Myriam Frégonèse est née à Vichy dans l’Allier. Elle a longtemps travaillé avec les adolescents à travers d’ateliers d’écriture et dirige aujourd’hui un hôpital psychiatrique.
Voici un roman dont la signification dépasse les révélations, Recoudre la nuit traite de l’identité et des troubles identitaires.
Violaine intimement persuadée d’être juive a cousu une étoile jaune sur son manteau. Sa mère la place en hôpital psychiatrique pour la protéger de sa folie car voilà dehors c’est la guerre, l’Occupation. À l’Asile, c’est l’horreur, les nazis laissent les pensionnaires des hôpitaux psychiatriques crever de faim. Terriblement affaiblis, ils offrent un spectacle de misère psychologique et physiologique. Violaine occupée à combattre ses démons survole cette période effroyable car sa force réside dans sa déraison, elle avance, trouve des réponses et découvre l’amour.
Myriam Frégonèse a placé la folie au cœur de son roman, la folie de Violaine, la folie de la guerre et la folie du gouvernement en place qui décide de passer sous silence l’enfer des établissements psychiatriques.
Est-ce que « Recoudre la nuit » est votre premier livre ?
Recoudre la nuit est mon premier roman publié. Avant cela j’ai écrit d’autres textes non publiés. La route est longue avant la première publication. C’est une épreuve de réalité et une mise à l’épreuve du désir d’écrire à la fois. Le titre du roman m’a été inspiré par la citation de Jaccottet qui est en exergue. Cela faisait écho à la question de la couture de l’étoile qui permet à Violaine de sortir un peu, tout du moins de manière singulière, de sa nuit psychique.
Quels sont les thèmes que vous développez dans votre livre et quels sont ceux qui vous tiennent le plus à cœur ?
Le thème central de ce livre est la question « Qui suis-je ? ». Chacun de mes personnages, et Violaine en premier lieu, tente de répondre à cette question, pour tenir dans ce monde insensé, ou pour refuser la fatalité. A partir de cette question, ça n’est pas tant un développement que j’ai voulu, qu’une traversée des relations humaines lorsque tout est fait pour que la vie s’arrête. Je me suis plongée dans le regard de Violaine, celui de Lorette et de tous les autres pour tenter de trouver quelque chose qui ramène à la vie, au désir, comprendre en quoi la folie, dans un tel contexte, fragilise et renforce à la fois. Les aliénés, j’en ai rencontré bon nombre, sont des soldats, leur courage et leur force sont remarquables. Je me suis permis d’entrer, le temps de quelques pages, dans leur logique humaine et poétique.

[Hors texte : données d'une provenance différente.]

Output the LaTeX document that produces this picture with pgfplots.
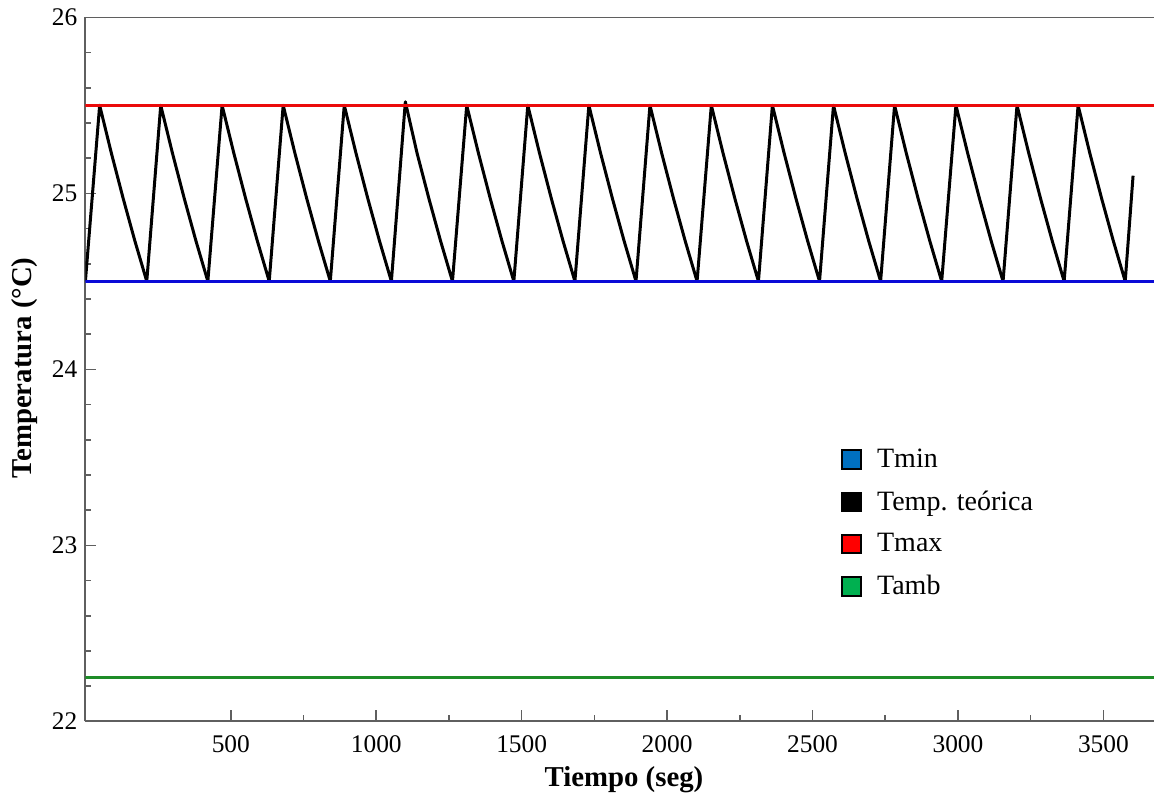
\documentclass[border=0pt]{standalone}
\usepackage{fontspec}
\setmainfont{Liberation Serif}
\usepackage{pgfplots}
\pgfplotsset{compat=1.18}
\definecolor{lineblue}{RGB}{10,10,215}
\definecolor{linered}{RGB}{235,10,10}
\definecolor{linegreen}{RGB}{30,140,40}
\definecolor{lblue}{RGB}{0,112,192}
\definecolor{lred}{RGB}{255,0,0}
\definecolor{lgreen}{RGB}{0,176,80}
\definecolor{axgray}{RGB}{95,95,95}
\begin{document}
\begin{tikzpicture}
\begin{axis}[
  scale only axis,
  width=534.3pt, height=352pt,
  xmin=0, xmax=3674, ymin=22, ymax=26,
  axis x line*=bottom, axis y line*=left,
  axis line style={-, axgray, line width=0.9pt},
  tick align=inside,
  xtick={500,1000,1500,2000,2500,3000,3500},
  ytick={22,23,24,25,26},
  minor x tick num=1, minor y tick num=4,
  major tick length=5.5pt, minor tick length=3pt,
  every tick/.style={axgray, line width=0.8pt},
  /pgf/number format/assume math mode=true,
  /pgf/number format/1000 sep={},
  tick label style={font=\fontsize{12.7}{15}\selectfont},
  xticklabel style={yshift=-3.5pt},
  yticklabel style={xshift=-0.5pt},
  xlabel={Tiempo (seg)}, ylabel={Temperatura (°C)},
  every axis x label/.style={at={(axis description cs:0.504,-0.0834)}, anchor=center, font=\fontsize{14.4}{17}\selectfont\bfseries},
  every axis y label/.style={at={(axis description cs:-0.0565,0.502)}, rotate=90, anchor=center, font=\fontsize{14.4}{17}\selectfont\bfseries},
  legend style={draw=none, fill=none, at={(axis description cs:0.707,0.392)}, anchor=north west,
    font=\fontsize{14}{17}\selectfont, row sep=7.2pt, column sep=6pt, inner sep=0pt,
    nodes={inner sep=1.5pt}},
  legend cell align=left,
  clip=true,
]
\draw[axgray, line width=0.9pt] (rel axis cs:0,1) -- (rel axis cs:1,1);
% legend images
\addlegendimage{legend image code/.code={\draw[fill=lblue, draw=black, line width=1pt] (0pt,-4.6pt) rectangle (9.4pt,4.6pt);}}
\addlegendentry{Tmin}
\addlegendimage{legend image code/.code={\draw[fill=black, draw=black, line width=1pt] (0pt,-4.6pt) rectangle (9.4pt,4.6pt);}}
\addlegendentry{Temp. teórica}
\addlegendimage{legend image code/.code={\draw[fill=lred, draw=black, line width=1pt] (0pt,-4.6pt) rectangle (9.4pt,4.6pt);}}
\addlegendentry{Tmax}
\addlegendimage{legend image code/.code={\draw[fill=lgreen, draw=black, line width=1pt] (0pt,-4.6pt) rectangle (9.4pt,4.6pt);}}
\addlegendentry{Tamb}
% Temperature sawtooth
\addplot[black, line width=1.5pt, line join=round, forget plot] coordinates {
(0,24.5) (49,25.5) (89,25.23) (130,24.97) (170,24.73) (211,24.5)
(259,25.5) (299,25.23) (340,24.97) (380,24.73) (421,24.5)
(470,25.5) (510,25.23) (551,24.97) (591,24.73) (632,24.5)
(680,25.5) (720,25.23) (761,24.97) (801,24.73) (842,24.5)
(890,25.5) (930,25.23) (971,24.97) (1011,24.73) (1052,24.5)
(1100,25.52) (1140,25.23) (1181,24.97) (1221,24.73) (1262,24.5)
(1311,25.5) (1351,25.23) (1392,24.97) (1432,24.73) (1473,24.5)
(1521,25.5) (1561,25.23) (1602,24.97) (1642,24.73) (1683,24.5)
(1731,25.5) (1771,25.23) (1812,24.97) (1852,24.73) (1893,24.5)
(1941,25.5) (1981,25.23) (2022,24.97) (2062,24.73) (2103,24.5)
(2152,25.5) (2192,25.23) (2233,24.97) (2273,24.73) (2314,24.5)
(2362,25.5) (2402,25.23) (2443,24.97) (2483,24.73) (2524,24.5)
(2572,25.5) (2612,25.23) (2653,24.97) (2693,24.73) (2734,24.5)
(2782,25.5) (2822,25.23) (2863,24.97) (2903,24.73) (2944,24.5)
(2993,25.5) (3033,25.23) (3074,24.97) (3114,24.73) (3155,24.5)
(3203,25.5) (3243,25.23) (3284,24.97) (3324,24.73) (3365,24.5)
(3413,25.5) (3453,25.23) (3494,24.97) (3534,24.73) (3575,24.5)
(3602,25.1)
};
\addplot[lineblue, line width=1.5pt, forget plot] coordinates {(0,24.5) (3674,24.5)};
\addplot[linered, line width=1.5pt, forget plot] coordinates {(0,25.5) (3674,25.5)};
\addplot[linegreen, line width=1.5pt, forget plot] coordinates {(0,22.25) (3674,22.25)};
\end{axis}
\pgfresetboundingbox
\path[use as bounding box] (-42.7pt,-38.35pt) rectangle (534.3pt,360.65pt);
\end{tikzpicture}
\end{document}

Comment avez-vous découvert cette histoire et dans quelles circonstances avez-vous décidé de la révéler dans un livre ?
Certains personnages, comme Violaine, Lorette et Marcel, sont mes « patients intérieurs », c’est-à-dire qu’ils sont le fruit d’une construction intime, clinique et romanesque à la fois. Je les ai immergés dans un contexte historique réel peu connu, celui des hôpitaux psychiatriques durant la seconde guerre mondiale, et les ai confrontés à de purs personnages littéraires, comme Dr Faure, Kurt ou Alter. Je n’ai pas découvert cette histoire dans une malle de famille ou dans les derniers propos d’un ancien sur son lit de mort. Elle n’a existé que sur ma scène psychique et pourtant les faits sont réels. J’en suis certaine. La réalité s’occupe toujours de dépasser notre imagination.
Des projets littéraires pour la rentrée ?
Le 6 Octobre une rencontre signature aura lieu à la Librairie à la Page rue Sornin à Vichy. À l’automne, j’ai une nouvelle à paraître dans un collectif pour les dix ans de Zonaires éditions. Ils avaient lancé un concours auquel j’ai participé il y a plusieurs mois. Sinon en ce moment je termine un second roman qui aura un tout autre décor, un propos différent, plus actuel, mais la question de la déraison y occupera encore une place de choix…on ne se refait pas. À chacun ses démons…
Recoudre la vie, Myriam Frégonèse, L’Oiseau parleur Editions,125 p , 15 euros.